To perform an operation, say, addition, we first define a "function object" evaluating it,

struct __gmp_binary_plus
{
  static void eval(mpf_t f, mpf_t g, mpf_t h) { mpf_add(f, g, h); }
};

And an "additive expression" object,

__gmp_expr<__gmp_binary_expr<mpf_class, mpf_class, __gmp_binary_plus> >
operator+(const mpf_class &f, const mpf_class &g)
{
  return __gmp_expr
    <__gmp_binary_expr<mpf_class, mpf_class, __gmp_binary_plus> >(f, g);
}

The seemingly redundant __gmp_expr<__gmp_binary_expr<...>> is used to encapsulate any possible kind of expression into a single template type. In fact even mpf_class etc are typedef specializations of __gmp_expr.

Next we define assignment of __gmp_expr to mpf_class.

template <class T>
mpf_class & mpf_class::operator=(const __gmp_expr<T> &expr)
{
  expr.eval(this->get_mpf_t(), this->precision());
  return *this;
}

template <class Op>
void __gmp_expr<__gmp_binary_expr<mpf_class, mpf_class, Op> >::eval
(mpf_t f, unsigned long int precision)
{
  Op::eval(f, expr.val1.get_mpf_t(), expr.val2.get_mpf_t());
}

where expr.val1 and expr.val2 are references to the expression's operands (here expr is the __gmp_binary_expr stored within the __gmp_expr).

This way, the expression is actually evaluated only at the time of assignment, when the required precision (that of f) is known.
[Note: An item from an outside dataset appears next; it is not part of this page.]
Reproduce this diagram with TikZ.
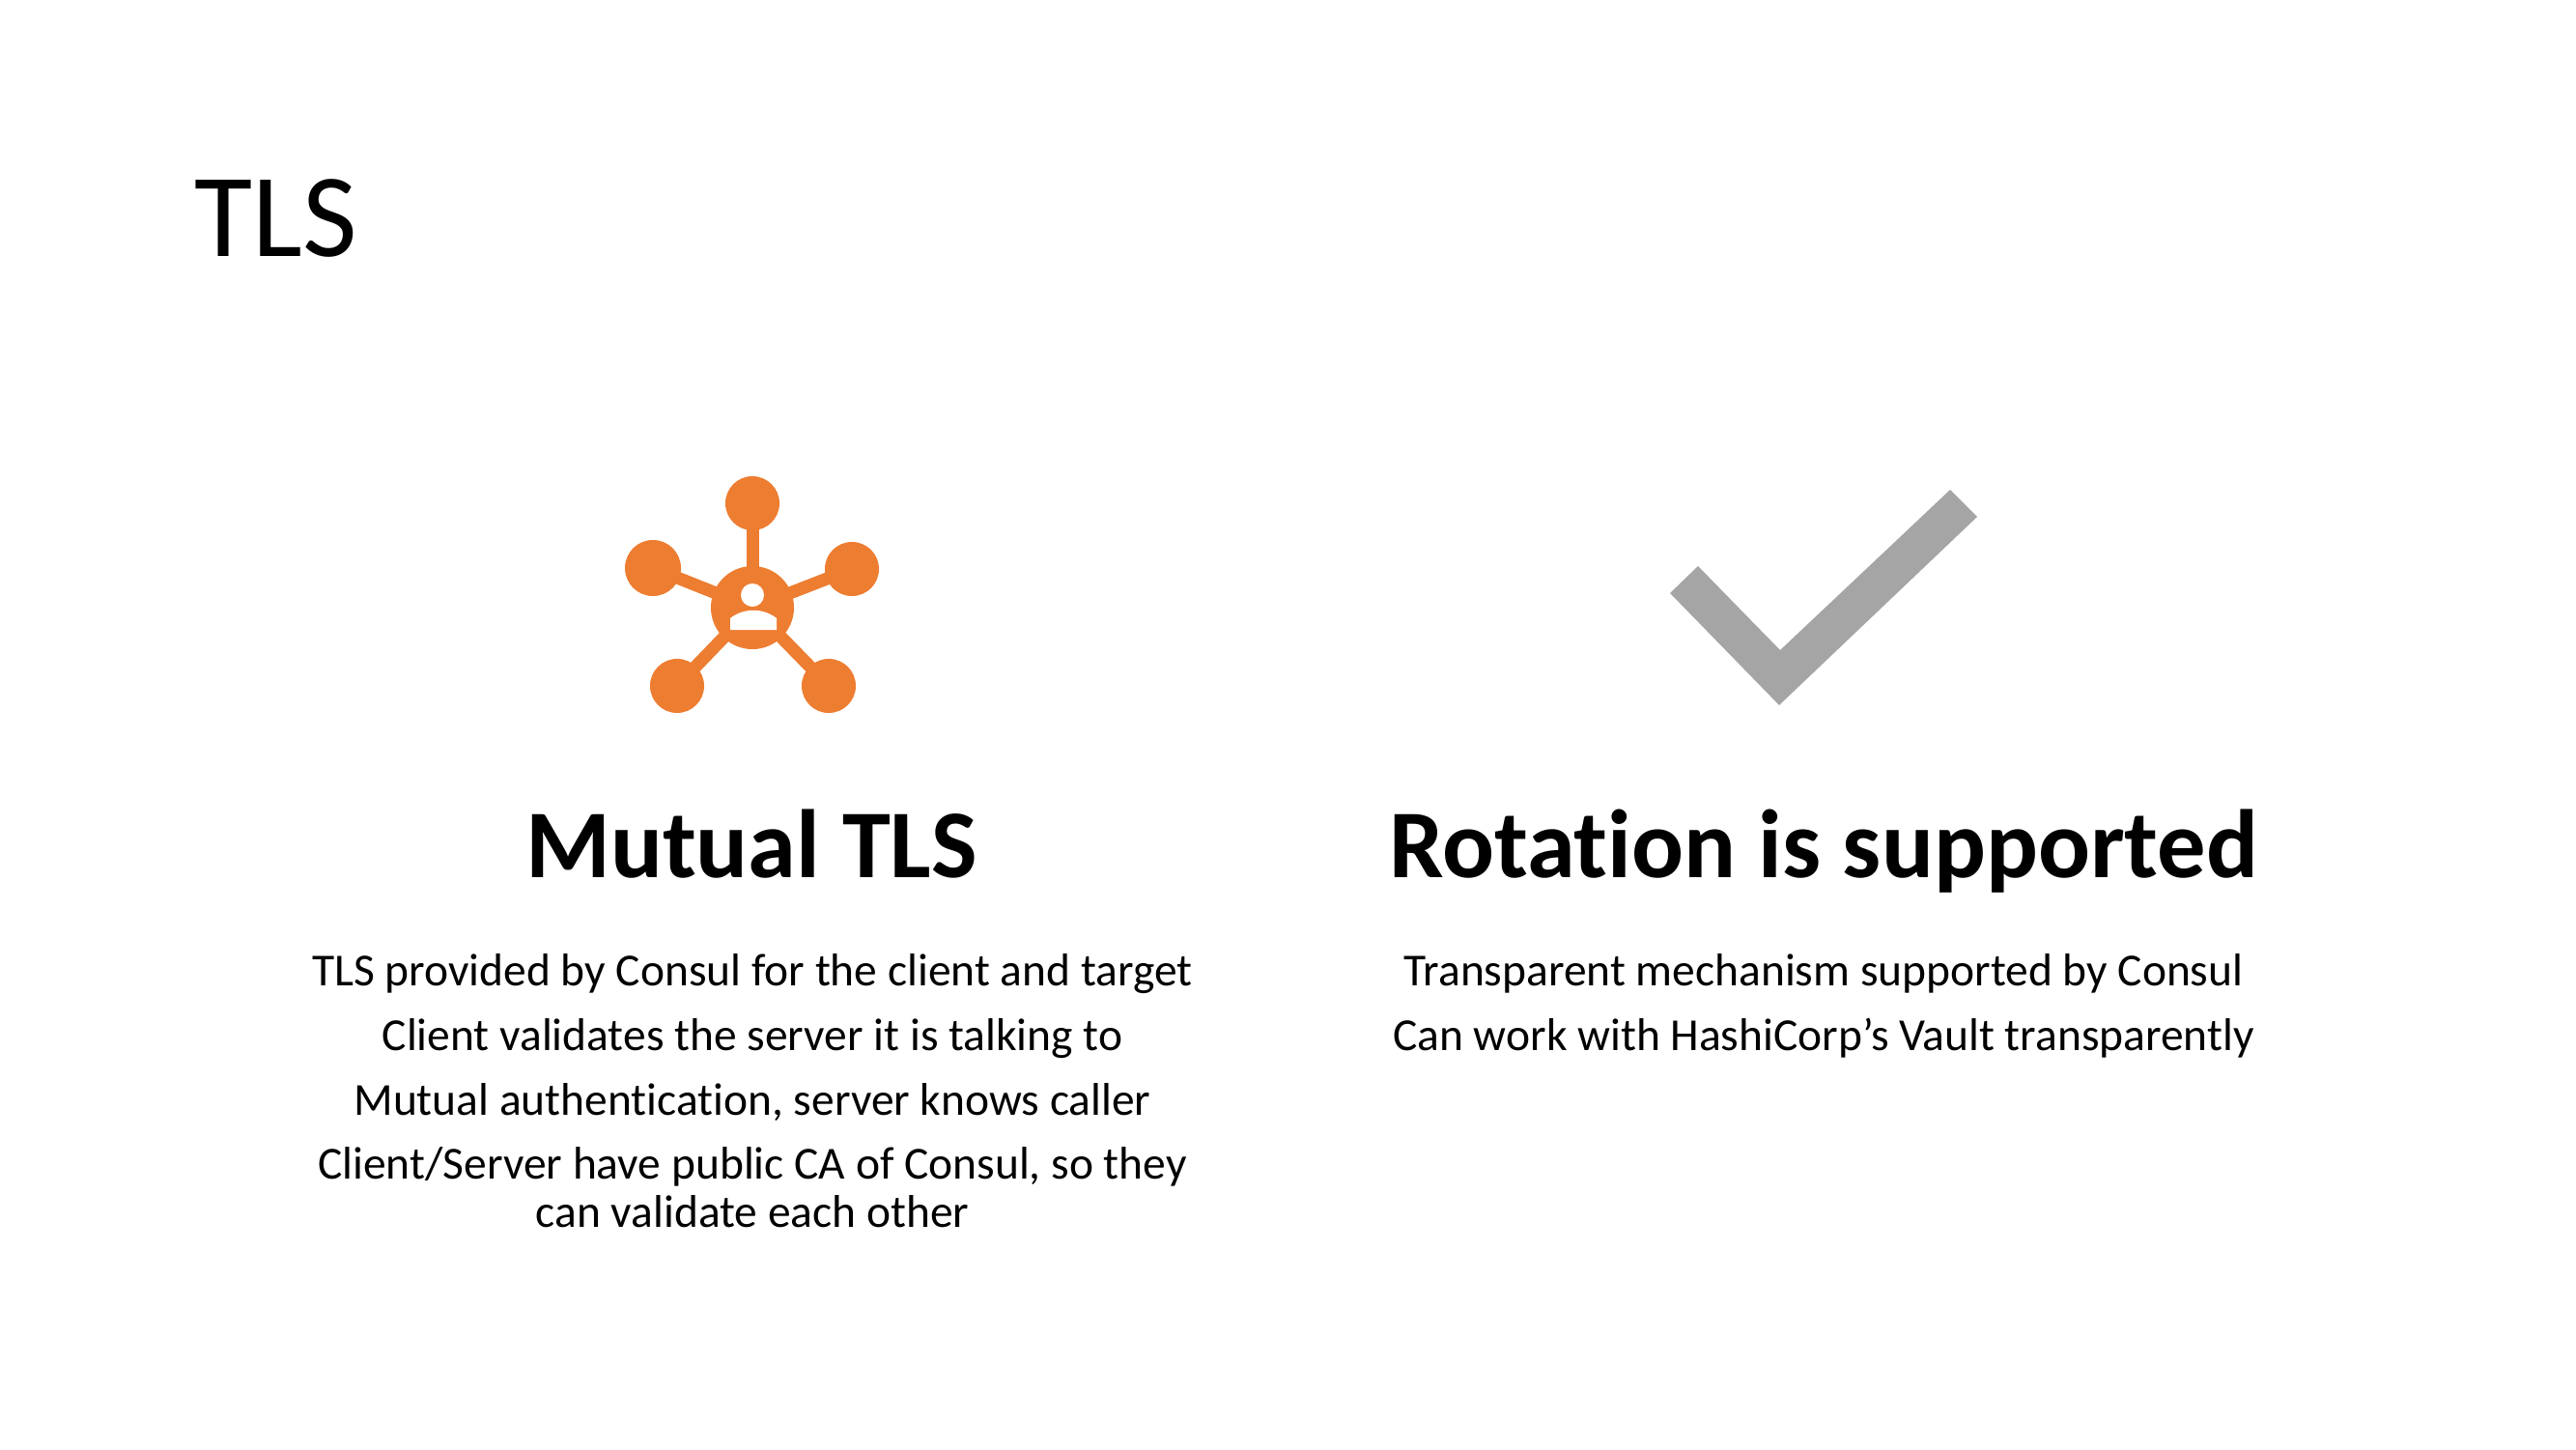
\documentclass[tikz,border=0pt]{standalone}
\usepackage{fontspec}
\setmainfont[Ligatures=NoCommon]{Carlito}
\definecolor{hubcolor}{HTML}{ED7D31}
\definecolor{tickcolor}{HTML}{A5A5A5}
\tikzset{
  hub/.style={circle,fill=hubcolor,inner sep=0pt,outer sep=0pt,minimum size=.86cm},
  leaf/.style={circle,fill=hubcolor,inner sep=0pt,outer sep=0pt,minimum size=.56cm},
  spoke/.style={draw=hubcolor,line width=.13cm,shorten >=-1.5pt,shorten <=-1.5pt},
  headline/.style={font=\fontsize{28.6}{34}\selectfont\bfseries,anchor=base},
  bodyline/.style={font=\fontsize{13.5}{14.2}\selectfont,align=center,anchor=base}
}
\begin{document}
\begin{tikzpicture}[x=.01cm,y=-.01cm]
	\useasboundingbox (0,0) rectangle (2667,1500);
	
	\node[font=\fontsize{35}{42}\selectfont,anchor=west] (title) at (189,226) {TLS};
	
	% icon left
	\node[hub] (center) at (779,629) {};
	\node[leaf] (top) at (779,521) {};
	\node[leaf,minimum size=.58cm] (left) at (676,588) {};
	\node[leaf] (right) at (882,589) {};
	\node[leaf] (botleft) at (701,710) {};
	\node[leaf] (botright) at (858,710) {};
	\draw[spoke] (center) -- (top);
	\draw[spoke] (center) -- (left);
	\draw[spoke] (center) -- (right);
	\draw[spoke] (center) -- (botleft);
	\draw[spoke] (center) -- (botright);
	\fill[white] (779,616) circle (12);
	\fill[white] (756,652) -- (756,640) .. controls (770,629) and (790,629) .. (804,640) -- (804,652) -- cycle;
	
	% icon right
	\fill[tickcolor] (1729,614) -- (1758,586) -- (1843,673) -- (2019,507) -- (2047,535) -- (1842,730) -- cycle;
	
	\node[headline] (mutual) at (778,908) {Mutual TLS};
	\node[headline] (rotation) at (1888,908) {Rotation is supported};
	
	% left text
	\node[bodyline] (l1) at (779,1020) {TLS provided by Consul for the client and target};
	\node[bodyline] (l2) at (779,1087) {Client validates the server it is talking to};
	\node[bodyline] (l3) at (779,1154) {Mutual authentication, server knows caller};
	\node[bodyline] (l4) at (779,1270) {Client/Server have public CA of Consul, so they\\can validate each other};
	
	% right text
	\node[bodyline] (r1) at (1888,1020) {Transparent mechanism supported by Consul};
	\node[bodyline] (r2) at (1888,1087) {Can work with HashiCorp’s Vault transparently};
\end{tikzpicture}
\end{document}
Furthermore the target mpf_t is now available, thus we can call mpf_add directly with f as the output argument.

Compound expressions are handled by defining operators taking subexpressions as their arguments, like this:

template <class T, class U>
__gmp_expr
<__gmp_binary_expr<__gmp_expr<T>, __gmp_expr<U>, __gmp_binary_plus> >
operator+(const __gmp_expr<T> &expr1, const __gmp_expr<U> &expr2)
{
  return __gmp_expr
    <__gmp_binary_expr<__gmp_expr<T>, __gmp_expr<U>, __gmp_binary_plus> >
    (expr1, expr2);
}

And the corresponding specializations of __gmp_expr::eval:

template <class T, class U, class Op>
void __gmp_expr
<__gmp_binary_expr<__gmp_expr<T>, __gmp_expr<U>, Op> >::eval
(mpf_t f, unsigned long int precision)
{
  // declare two temporaries
  mpf_class temp1(expr.val1, precision), temp2(expr.val2, precision);
  Op::eval(f, temp1.get_mpf_t(), temp2.get_mpf_t());
}

The expression is thus recursively evaluated to any level of complexity and all subexpressions are evaluated to the precision of f.